From hpuerca.atl.hp.com

Found at: 0x1bi.net:70/textfiles/file?hamradio/edjpole.txt

From edh@hpuerca.atl.hp.com Tue Mar 22 12:00:29 1994
Date: Tue, 22 Mar 1994 07:55:39 -0500
From: Ed Humphries 
To: Stephen Dunifer 
Newsgroups: rec.radio.amateur.antenna
Subject: Re: 5/8 over 1/4 design info needed
Hi Stephen!
In rec.radio.amateur.antenna you write:
>	Having read several references to 5/8 over a 1/4 vertical 
>antenna, I have not been able to find any fully detailed construction 
>plans in the usual sources.  Can anyone provide the details or point the way
>to an appropriate source ?  I assume that the antenna would consist of a 
>5/8 element, 1/4 element and some sort of type of coil between the two 
>elements along with the usual 4 ground radials.

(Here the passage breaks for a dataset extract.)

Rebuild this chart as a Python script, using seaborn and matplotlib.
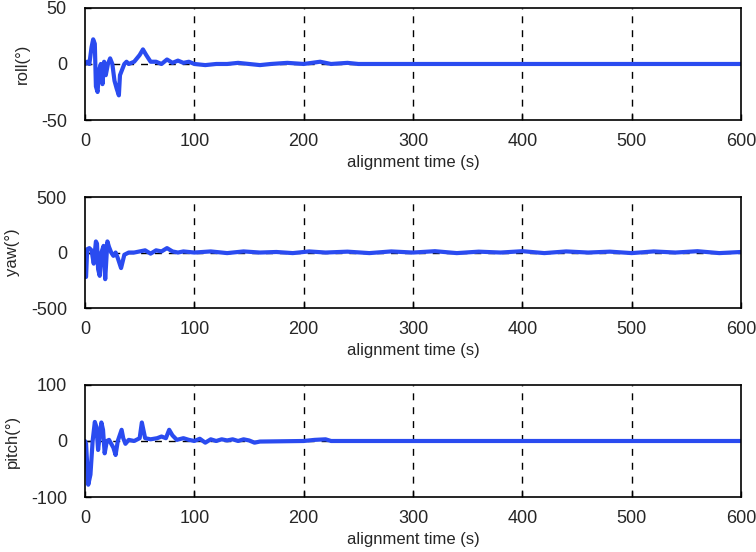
import numpy as np
import pandas as pd
import matplotlib
matplotlib.use("Agg")
import matplotlib.pyplot as plt
import seaborn as sns

# valores (tiempo en s, angulo en grados)
roll_t = [0, 2, 4, 6, 7.5, 9, 10, 11.5, 13, 14.5, 16, 17.5, 19, 21, 23, 25, 27, 29, 31, 32,
          34, 36, 38, 40, 45, 50, 53, 56, 60, 65, 70, 75, 80, 85, 90, 95, 100, 110, 120, 130,
          140, 150, 160, 170, 185, 200, 215, 225, 240, 250, 600]
roll_v = [0, 2, 0, 15, 22, 18, -20, -25, -5, 0, -18, 2, -10, 0, 5, 0, -15, -22, -28, -10,
          -5, 0, 2, 0, 2, 8, 13, 8, 2, 2, 0, 4, 1, 3, 1, 2, 0, -1, 0, 0,
          1, 0, -1, 0, 1, 0, 2, 0, 1, 0, 0]

yaw_t = [0, 1, 2, 4, 6, 8, 10, 11, 12, 13.5, 15, 17, 18.5, 20.5, 22, 24, 26, 28, 30, 33,
         36, 40, 45, 50, 55, 60, 65, 70, 75, 80, 85, 90, 100, 115, 130, 145, 160, 175, 190,
         205, 220, 240, 260, 280, 300, 320, 340, 360, 380, 400, 420, 440, 460, 480, 500,
         520, 540, 560, 580, 600]
yaw_v = [-200, -220, 30, 40, 20, -100, 100, 80, -150, -210, 0, 60, -240, 100, 50, 0, -30, 0, -50, -140,
         -20, 0, 0, 10, 20, -10, 20, 10, 40, 10, 0, 10, 0, 10, -5, 10, 0, 5, -5,
         10, 0, 8, -5, 10, 0, 12, -5, 8, 0, 12, -5, 10, 0, 8, -5,
         10, 0, 12, -5, 5]

pitch_t = [0, 1, 3, 5, 7, 9, 10.5, 12, 13.5, 15, 16.5, 18, 20, 22, 24, 26, 28, 30, 33.5, 35,
           37, 40, 45, 50, 52, 55, 60, 66, 70, 74, 77, 80, 84, 90, 95, 100, 105, 110, 115, 120,
           125, 130, 135, 140, 145, 150, 155, 160, 200, 210, 220, 225, 600]
pitch_v = [0, -5, -78, -60, 0, 34, 25, -16, 10, 33, 20, -22, 0, 2, -5, -12, -25, 0, 20, 5,
           -5, 2, 0, 5, 33, 5, 3, 5, 8, 5, 20, 10, 2, 5, 2, 0, 4, -3, 3, 0,
           3, 1, 3, 0, 3, 1, -3, -1, 0, 2, 3, 0, 0]

x_ticks = [0, 100, 200, 300, 400, 500, 600]
x_label = "alignment time (s)"

panels = [
    ("roll(°)", roll_t, roll_v, (-50, 50), [-50, 0, 50]),
    ("yaw(°)", yaw_t, yaw_v, (-500, 500), [-500, 0, 500]),
    ("pitch(°)", pitch_t, pitch_v, (-100, 100), [-100, 0, 100]),
]

sns.set_theme(style="white")
plt.rcParams["font.family"] = ["Liberation Sans", "DejaVu Sans"]
plt.rcParams["axes.unicode_minus"] = False

fig = plt.figure(figsize=(7.56, 5.52), dpi=100)
rects = [[0.1124, 0.7826, 0.868, 0.203],
         [0.1124, 0.442, 0.868, 0.201],
         [0.1124, 0.0996, 0.868, 0.203]]

for rect, (name, t, v, ylim, yticks) in zip(rects, panels):
    ax = fig.add_axes(rect)
    df = pd.DataFrame({"t": t, "v": v})
    # lineas de rejilla punteadas
    for xv in x_ticks[1:-1]:
        ax.axvline(xv, color="black", ls=(0, (5, 5)), lw=1, zorder=1)
    ax.axhline(0, color="black", ls=(0, (5, 5)), lw=1, zorder=1)
    sns.lineplot(data=df, x="t", y="v", ax=ax, color="#2a4bf0", lw=3, zorder=3)
    ax.set_xlim(0, 600)
    ax.set_ylim(*ylim)
    ax.set_xticks(x_ticks)
    ax.set_yticks(yticks)
    ax.set_xlabel(x_label, fontsize=12, labelpad=4)
    ax.set_ylabel(name, fontsize=12, labelpad=8)
    ax.tick_params(axis="x", pad=9)
    ax.tick_params(axis="y", pad=13)
    ax.tick_params(axis="both", direction="in", length=4, width=1, color="black",
                   labelsize=13, bottom=True, left=True)
    for s in ax.spines.values():
        s.set_color("black")
        s.set_linewidth(1.2)
        s.set_zorder(4)

fig.savefig("out.png", dpi=100)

If you are thinking about a collinear antenna, they usually have
1/2 wave elements stacked with 1/4 wave phase sections in between:
sometimes a carefully matched 5/8 wave section is used instead of 1/2.
However, from your description I suspect you are thinking about the
typical 5/8 wave antenna where the radiating portion sits on top of
a 1/4 wave _matching_ section (no radials required inthis configuration,
but may be added at the base of the 5/8 wave section (NOT base of the
matching section)). The most typical example of this is the Jpole.
So, if you'd like to have one of these, simple: build it from my
enclosed plans! I wrote this article several years ago (note: I
did not _design_ this, but written plans were pretty scurrvy before
I researched and wrote this. If you circulated the article further,
do please keep my name as author intact. 
Many people have built this Jpole, literally from around the world!
The following article is 59 lines long.
Just cut at the "--cut here--" line and the article
will print neatly on one page for easy reference.
Hope you enjoy building and using!
Cheers & 73 Ed Humphries - N5RCK
Hewlett Packard NARC Atlanta GA
--cut here--
	A Copper Tube J-pole
	by Ed Humphries - N5RCK
        The following is a description of a J-Pole antenna made from copper
        pipe. You can use 1/2 inch to 1 inch pipe (wall thickness will
        affect stiffness/stability AND price, but not performance). Larger
        diameter pipe increases bandwidth, but 1/2 inch is fine for amateur
        frequencies. Start with a 10 foot (standard) length of pipe, 1 90
        degree (right angle) fitting, 1 "tee" fitting, 2 end-caps, 2 hose
        clamps (worm-gear adjustable of the appropriate diameter), and your
        coax (end stripped, braid separated, center conducter stripped, and
        coax sealant to close opening in coax to keep water out). Use a tube
        cutter (for best/easiest results) and cut the 10 foot pipe according
        to the dimensions needed following the diagram below:
                        | <=endcap
                    5/8 | for 146 MHz
                   wave |
                     -- |   | <=endcap
                        |   | 1/4
                        |   | wave
                        |   |
    coax ctr conductor=>*   *<= coax shield
                        |   |
                 @ 5"-->|   |
                 tee =>  ---  <= elbow
                        | < "leftover" pipe
        For best general purpose use, the 5/8th wave version should be
        used. The dimensions to cut are: 66 1/2 inches (5/8 + 1/4 matching
        section), 19 inches (other half of 1/4 matching section), 3/4 inch
        (joins the tee and the elbow), and the "leftover" 33 3/4 inchs that
        forms the base. Use standard plumbing solder methods to join main
        section to base using the tee. Use the 3/4 inch piece and the elbow
        to attach the 19 inch piece. Be careful to keep pieces parallel.
        This will give you a center frequency of 146 MHz. Attach the coax
        as shown using the hose clamps. Adjust the swr at 146 MHz by sliding
        the connections up or down as needed -- you should be able to reach
        very close to 1:1 (best to do this in approximately where you intend
        to use the antenna - the base can be attached directly to a mast by
        two hose clamps). Try not to be standing right by the antenna!
        It has been noted that this design can lead to rf coupling onto the
        feedline. To avoid this, put a ferrite on the coax at the feedpoint,
        or use 3 turns (@1") of the coax taped together at the feedpoint.
        Other center freq dimensions: (adjust 5/8 section accordingly).
        144 =19.25 inches, 145 =19.12, 146 =19, 147 =18.86, 148 =18.73.